Exercise requirements: Starting at the top of the listing, extract every line up to and including the one with "from bokeh.resources import INLINE". Pictures stay out of the copy.

************

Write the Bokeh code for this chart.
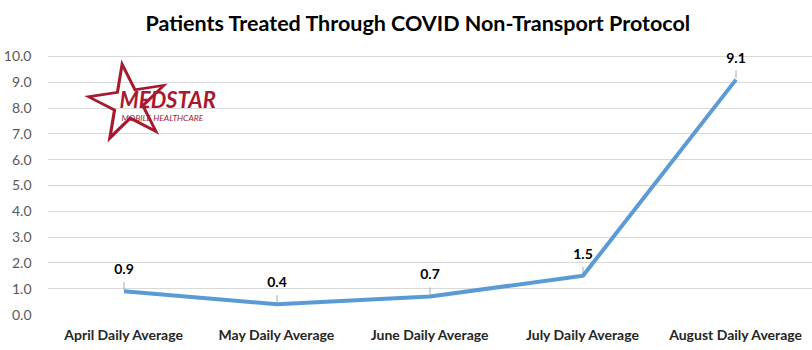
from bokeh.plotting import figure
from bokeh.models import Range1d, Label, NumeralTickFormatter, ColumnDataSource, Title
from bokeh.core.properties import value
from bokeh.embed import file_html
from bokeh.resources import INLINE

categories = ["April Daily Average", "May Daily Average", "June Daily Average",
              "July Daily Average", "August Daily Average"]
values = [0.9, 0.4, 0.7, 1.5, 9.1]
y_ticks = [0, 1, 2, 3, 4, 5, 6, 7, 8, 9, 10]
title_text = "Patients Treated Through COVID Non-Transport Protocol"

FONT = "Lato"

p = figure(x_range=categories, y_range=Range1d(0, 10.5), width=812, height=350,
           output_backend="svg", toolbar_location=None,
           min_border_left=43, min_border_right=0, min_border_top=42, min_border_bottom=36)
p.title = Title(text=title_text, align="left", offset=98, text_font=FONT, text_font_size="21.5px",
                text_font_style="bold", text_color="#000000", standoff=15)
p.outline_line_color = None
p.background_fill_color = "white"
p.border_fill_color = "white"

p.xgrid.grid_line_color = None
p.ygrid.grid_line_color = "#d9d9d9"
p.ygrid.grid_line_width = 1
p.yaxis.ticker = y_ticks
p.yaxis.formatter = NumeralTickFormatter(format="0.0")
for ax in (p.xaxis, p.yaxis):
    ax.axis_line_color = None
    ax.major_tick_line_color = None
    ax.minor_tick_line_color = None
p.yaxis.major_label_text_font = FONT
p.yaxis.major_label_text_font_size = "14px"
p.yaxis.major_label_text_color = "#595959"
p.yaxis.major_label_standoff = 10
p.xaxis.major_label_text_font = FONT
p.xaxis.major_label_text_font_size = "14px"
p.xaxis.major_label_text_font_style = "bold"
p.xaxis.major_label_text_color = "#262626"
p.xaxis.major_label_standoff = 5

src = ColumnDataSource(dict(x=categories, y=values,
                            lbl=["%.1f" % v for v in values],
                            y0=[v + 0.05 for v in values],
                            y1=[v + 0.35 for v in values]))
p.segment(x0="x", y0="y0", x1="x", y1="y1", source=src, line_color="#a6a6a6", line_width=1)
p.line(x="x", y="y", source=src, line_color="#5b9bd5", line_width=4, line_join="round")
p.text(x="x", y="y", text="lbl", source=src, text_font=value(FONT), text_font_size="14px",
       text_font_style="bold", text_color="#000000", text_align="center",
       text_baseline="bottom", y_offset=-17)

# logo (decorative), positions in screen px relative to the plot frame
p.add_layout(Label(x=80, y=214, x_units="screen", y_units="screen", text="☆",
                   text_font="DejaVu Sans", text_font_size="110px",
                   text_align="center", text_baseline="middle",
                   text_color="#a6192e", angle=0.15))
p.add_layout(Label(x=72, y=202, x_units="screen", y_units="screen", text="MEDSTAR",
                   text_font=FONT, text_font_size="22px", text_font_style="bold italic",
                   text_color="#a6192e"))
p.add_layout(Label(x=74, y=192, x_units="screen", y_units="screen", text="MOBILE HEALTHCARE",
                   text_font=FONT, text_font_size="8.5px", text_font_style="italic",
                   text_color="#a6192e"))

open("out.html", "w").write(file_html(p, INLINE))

************

Exercise answer:
Write the Bokeh code for this chart.
from bokeh.plotting import figure
from bokeh.models import Range1d, Label, NumeralTickFormatter, ColumnDataSource, Title
from bokeh.core.properties import value
from bokeh.embed import file_html
from bokeh.resources import INLINE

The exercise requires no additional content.